The last bell is just around the corner, and summer is finally here. Year-end ceremonies at elementary and secondary schools have almost all concluded, so it’s time to turn our attention to fun, and the incidental learning opportunities that free time — or at least more free time — offers. If you haven’t seen it, please check out the video that some of our advanced film students at Rockridge Secondary have created to wish us well as we close the 2016-2017 year.
While some people will be heading off on vacations or to continue their education at post-secondary institutions over the next few months, others will be at summer school. This year, we have more than 1,100 student registered in our K-12 summer learning programs. That’s a big slice of our school population, and it is good to know that so many of our families support continued learning over the holidays.
But there are many ways to learn, and even those headed to the classroom for a few weeks will find they have much more time to enjoy the warmer weather as the school term comes to an end. Summer camps, sports, beach outings, play dates, summer jobs, weekend barbeques – the summer break brings many opportunities to shift gears. However, it is often a shock when we have to readjust in late August for the following term, so I’d like to share a few ideas to help keep learning fresh so that younger children, in particular, are ready to learn when they return this fall:
- Set up the months of summer with a weekly schedule, paying particular attention to the last few weeks of August. Establish evening and morning routines over the summer months that will help your child adjust incrementally to the scheduling demands of fall.
- Read with your child, or have them register for the summer reading club at the West Vancouver Memorial Library. Discuss with them what you or they have been reading by connecting the family’s summer experiences to characters and plotlines in the books.
- Soak up the amazing learning that summer offers through outdoor walks or hikes with family and friends, beach scavenger hunts, games, picnics and community events.
- Start a summer journal or summer website to document adventures on- or off-line; if your child can write, they can keep a daily log of the things they are doing, what they’re learning and how they’re feeling.
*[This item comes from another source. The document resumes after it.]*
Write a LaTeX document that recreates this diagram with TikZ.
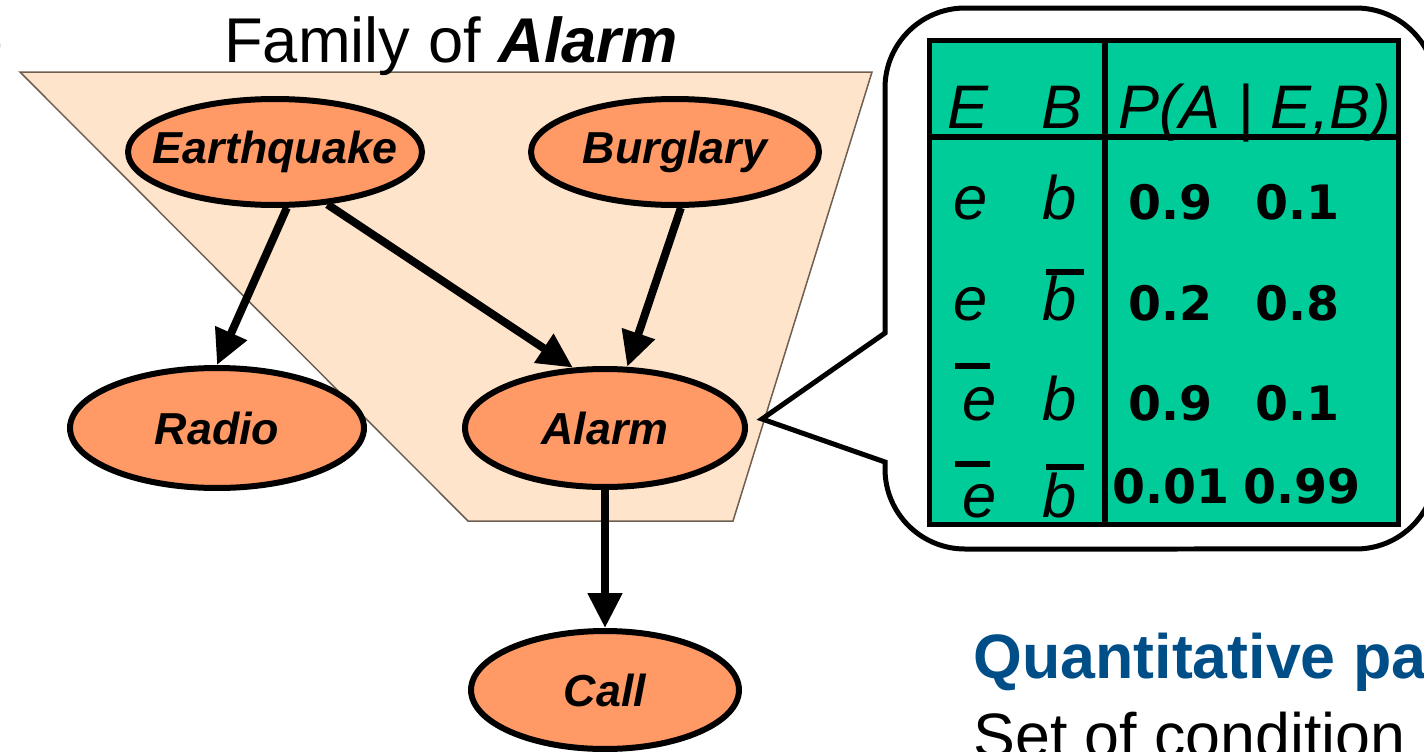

If your child cannot yet write, you can provide them with a sketchbook that they can use to illustrate their activities and feelings each day.
- Many of our school teacher-librarians are using tools like StoryBird that help children create stories; try setting this up on a home device to keep creativity flowing over the long weeks of summer.
As summer comes to a close:
- Set up a study area in the house, where you can review notes and your child can tackle any assigned homework.
- Review digital tools that schools may be using – like Google Apps for Education – or even reminding students how to use a USB stick to save their work.
- In the last days before school starts, a quick-look at some of your work from this year can help get you back in the school frame-of-mind.
- For older students it is a good time to ensure that your course load aligns with your current goals and post-secondary aspirations.
I want to thank our students, staff and families for a wonderful school year, and wish everyone a pleasant and relaxing break. I look forward to welcoming back our returning families this fall, as well as the hundreds of new families and staff who will be joining us in September.